Brief: Look for "matplotlib" in the listing below. Gather each line that contains it.

Source excerpt:
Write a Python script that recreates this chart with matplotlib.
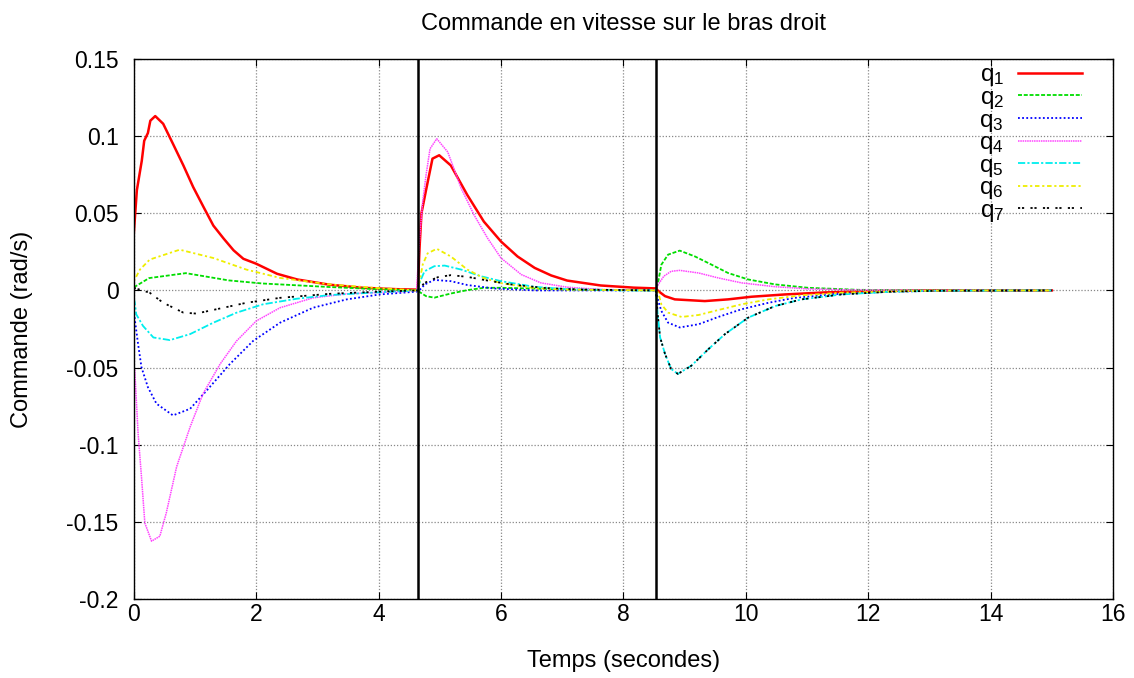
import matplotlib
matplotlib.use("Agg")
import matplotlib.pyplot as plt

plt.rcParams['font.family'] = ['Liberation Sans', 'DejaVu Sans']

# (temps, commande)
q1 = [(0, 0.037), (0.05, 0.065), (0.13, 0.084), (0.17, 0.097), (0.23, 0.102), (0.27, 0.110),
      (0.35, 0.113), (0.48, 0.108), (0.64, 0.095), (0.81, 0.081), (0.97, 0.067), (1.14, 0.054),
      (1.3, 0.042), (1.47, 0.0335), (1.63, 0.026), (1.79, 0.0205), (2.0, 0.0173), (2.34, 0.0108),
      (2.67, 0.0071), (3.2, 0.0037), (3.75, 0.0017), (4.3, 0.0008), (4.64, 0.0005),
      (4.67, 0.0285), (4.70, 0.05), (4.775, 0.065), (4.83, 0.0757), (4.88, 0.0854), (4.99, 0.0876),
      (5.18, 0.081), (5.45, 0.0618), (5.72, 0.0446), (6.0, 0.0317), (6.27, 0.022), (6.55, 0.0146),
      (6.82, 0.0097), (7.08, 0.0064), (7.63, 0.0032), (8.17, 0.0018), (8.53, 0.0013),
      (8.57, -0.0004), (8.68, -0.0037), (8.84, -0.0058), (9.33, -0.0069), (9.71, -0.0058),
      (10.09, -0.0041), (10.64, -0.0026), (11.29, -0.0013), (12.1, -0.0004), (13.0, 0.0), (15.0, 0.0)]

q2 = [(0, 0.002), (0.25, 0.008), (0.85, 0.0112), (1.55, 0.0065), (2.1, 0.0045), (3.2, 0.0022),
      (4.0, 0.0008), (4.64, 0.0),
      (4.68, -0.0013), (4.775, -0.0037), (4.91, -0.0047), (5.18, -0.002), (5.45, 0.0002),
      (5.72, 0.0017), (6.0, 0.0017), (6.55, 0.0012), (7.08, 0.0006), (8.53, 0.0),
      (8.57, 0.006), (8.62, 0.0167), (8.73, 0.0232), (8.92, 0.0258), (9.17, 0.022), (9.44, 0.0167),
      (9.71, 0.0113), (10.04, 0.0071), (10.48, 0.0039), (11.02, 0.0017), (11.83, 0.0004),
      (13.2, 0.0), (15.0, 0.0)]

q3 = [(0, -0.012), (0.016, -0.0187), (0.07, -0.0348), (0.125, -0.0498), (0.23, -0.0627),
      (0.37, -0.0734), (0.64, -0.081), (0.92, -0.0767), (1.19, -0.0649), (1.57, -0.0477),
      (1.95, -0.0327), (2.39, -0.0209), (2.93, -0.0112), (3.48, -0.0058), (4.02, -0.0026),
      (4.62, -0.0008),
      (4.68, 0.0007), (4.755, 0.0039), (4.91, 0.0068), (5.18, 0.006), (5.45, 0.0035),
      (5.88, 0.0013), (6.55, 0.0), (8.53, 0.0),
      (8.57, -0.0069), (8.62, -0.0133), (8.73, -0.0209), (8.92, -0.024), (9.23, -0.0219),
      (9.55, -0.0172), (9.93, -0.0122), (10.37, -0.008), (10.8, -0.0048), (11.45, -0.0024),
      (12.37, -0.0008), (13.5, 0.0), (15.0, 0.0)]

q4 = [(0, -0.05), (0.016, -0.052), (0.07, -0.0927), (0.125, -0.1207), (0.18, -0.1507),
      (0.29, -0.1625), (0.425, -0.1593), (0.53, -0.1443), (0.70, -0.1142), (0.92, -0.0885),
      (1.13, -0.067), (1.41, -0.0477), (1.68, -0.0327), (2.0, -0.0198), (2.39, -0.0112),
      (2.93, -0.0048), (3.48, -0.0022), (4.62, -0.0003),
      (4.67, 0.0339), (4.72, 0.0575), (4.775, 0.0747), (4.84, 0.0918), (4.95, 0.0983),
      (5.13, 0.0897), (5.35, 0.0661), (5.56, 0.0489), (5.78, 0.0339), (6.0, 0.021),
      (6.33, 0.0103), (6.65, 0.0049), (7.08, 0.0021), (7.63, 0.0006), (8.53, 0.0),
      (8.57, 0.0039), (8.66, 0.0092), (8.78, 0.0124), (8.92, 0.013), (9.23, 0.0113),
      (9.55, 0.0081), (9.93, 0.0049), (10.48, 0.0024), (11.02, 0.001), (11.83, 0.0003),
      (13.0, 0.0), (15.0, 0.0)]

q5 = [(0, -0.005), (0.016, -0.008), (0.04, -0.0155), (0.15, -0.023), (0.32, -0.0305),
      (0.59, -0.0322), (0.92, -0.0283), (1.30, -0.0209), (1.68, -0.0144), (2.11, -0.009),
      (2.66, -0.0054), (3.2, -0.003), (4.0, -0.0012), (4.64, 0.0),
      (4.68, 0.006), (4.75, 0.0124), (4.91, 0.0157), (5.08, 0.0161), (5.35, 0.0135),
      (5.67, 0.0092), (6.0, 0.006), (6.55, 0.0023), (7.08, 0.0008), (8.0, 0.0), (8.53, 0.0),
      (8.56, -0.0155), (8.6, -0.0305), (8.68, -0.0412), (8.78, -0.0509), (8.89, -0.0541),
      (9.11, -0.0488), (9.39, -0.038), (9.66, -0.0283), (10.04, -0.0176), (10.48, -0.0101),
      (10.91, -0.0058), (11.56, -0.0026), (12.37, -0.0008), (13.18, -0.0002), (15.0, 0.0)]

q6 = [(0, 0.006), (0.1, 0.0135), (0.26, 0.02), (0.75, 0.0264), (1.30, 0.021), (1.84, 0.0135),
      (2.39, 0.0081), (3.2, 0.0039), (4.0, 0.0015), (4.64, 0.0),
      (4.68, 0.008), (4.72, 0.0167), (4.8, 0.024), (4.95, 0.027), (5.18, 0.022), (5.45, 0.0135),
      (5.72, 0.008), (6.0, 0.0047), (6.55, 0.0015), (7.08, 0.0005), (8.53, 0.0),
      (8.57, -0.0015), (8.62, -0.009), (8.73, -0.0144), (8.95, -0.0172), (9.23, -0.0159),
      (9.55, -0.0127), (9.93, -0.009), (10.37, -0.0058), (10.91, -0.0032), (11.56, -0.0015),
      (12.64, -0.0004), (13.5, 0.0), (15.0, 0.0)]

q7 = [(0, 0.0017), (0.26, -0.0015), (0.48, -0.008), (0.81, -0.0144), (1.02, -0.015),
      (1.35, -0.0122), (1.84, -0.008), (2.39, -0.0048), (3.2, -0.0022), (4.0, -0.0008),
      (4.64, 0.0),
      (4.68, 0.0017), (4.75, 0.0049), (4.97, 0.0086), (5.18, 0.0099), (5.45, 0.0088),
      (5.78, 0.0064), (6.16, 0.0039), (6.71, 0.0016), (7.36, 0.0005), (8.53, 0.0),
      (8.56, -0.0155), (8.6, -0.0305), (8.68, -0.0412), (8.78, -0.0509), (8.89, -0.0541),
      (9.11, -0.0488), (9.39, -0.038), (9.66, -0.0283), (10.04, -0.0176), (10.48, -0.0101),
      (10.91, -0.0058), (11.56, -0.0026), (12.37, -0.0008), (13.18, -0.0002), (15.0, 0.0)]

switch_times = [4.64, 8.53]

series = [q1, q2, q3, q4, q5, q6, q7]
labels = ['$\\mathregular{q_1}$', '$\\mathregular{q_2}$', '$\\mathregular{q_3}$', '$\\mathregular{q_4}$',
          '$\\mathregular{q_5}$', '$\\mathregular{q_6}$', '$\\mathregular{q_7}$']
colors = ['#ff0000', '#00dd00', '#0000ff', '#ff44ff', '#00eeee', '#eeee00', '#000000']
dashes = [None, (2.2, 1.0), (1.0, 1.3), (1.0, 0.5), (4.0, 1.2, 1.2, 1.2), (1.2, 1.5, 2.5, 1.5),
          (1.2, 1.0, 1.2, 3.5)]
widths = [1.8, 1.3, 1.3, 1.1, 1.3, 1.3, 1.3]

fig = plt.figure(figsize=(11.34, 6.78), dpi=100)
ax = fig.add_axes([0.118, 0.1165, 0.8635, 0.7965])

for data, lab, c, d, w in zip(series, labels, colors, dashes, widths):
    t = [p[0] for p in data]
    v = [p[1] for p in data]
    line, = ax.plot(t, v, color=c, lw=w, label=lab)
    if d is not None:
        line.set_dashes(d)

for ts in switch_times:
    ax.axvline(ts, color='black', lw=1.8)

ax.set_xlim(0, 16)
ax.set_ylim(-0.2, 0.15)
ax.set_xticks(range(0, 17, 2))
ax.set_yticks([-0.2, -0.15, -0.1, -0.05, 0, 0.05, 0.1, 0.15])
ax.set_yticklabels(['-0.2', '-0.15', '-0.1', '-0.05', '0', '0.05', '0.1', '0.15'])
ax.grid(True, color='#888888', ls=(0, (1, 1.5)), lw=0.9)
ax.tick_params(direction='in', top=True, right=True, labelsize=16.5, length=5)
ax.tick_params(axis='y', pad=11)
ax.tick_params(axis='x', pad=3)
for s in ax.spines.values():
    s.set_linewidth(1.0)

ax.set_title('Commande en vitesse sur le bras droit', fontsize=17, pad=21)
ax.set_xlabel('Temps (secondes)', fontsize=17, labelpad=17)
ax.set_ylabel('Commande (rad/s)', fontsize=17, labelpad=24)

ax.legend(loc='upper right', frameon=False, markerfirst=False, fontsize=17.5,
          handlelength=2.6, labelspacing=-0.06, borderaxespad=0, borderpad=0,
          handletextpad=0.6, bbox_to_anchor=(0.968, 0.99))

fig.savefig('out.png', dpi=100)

Final result:
Write a Python script that recreates this chart with matplotlib.
import matplotlib
matplotlib.use("Agg")
import matplotlib.pyplot as plt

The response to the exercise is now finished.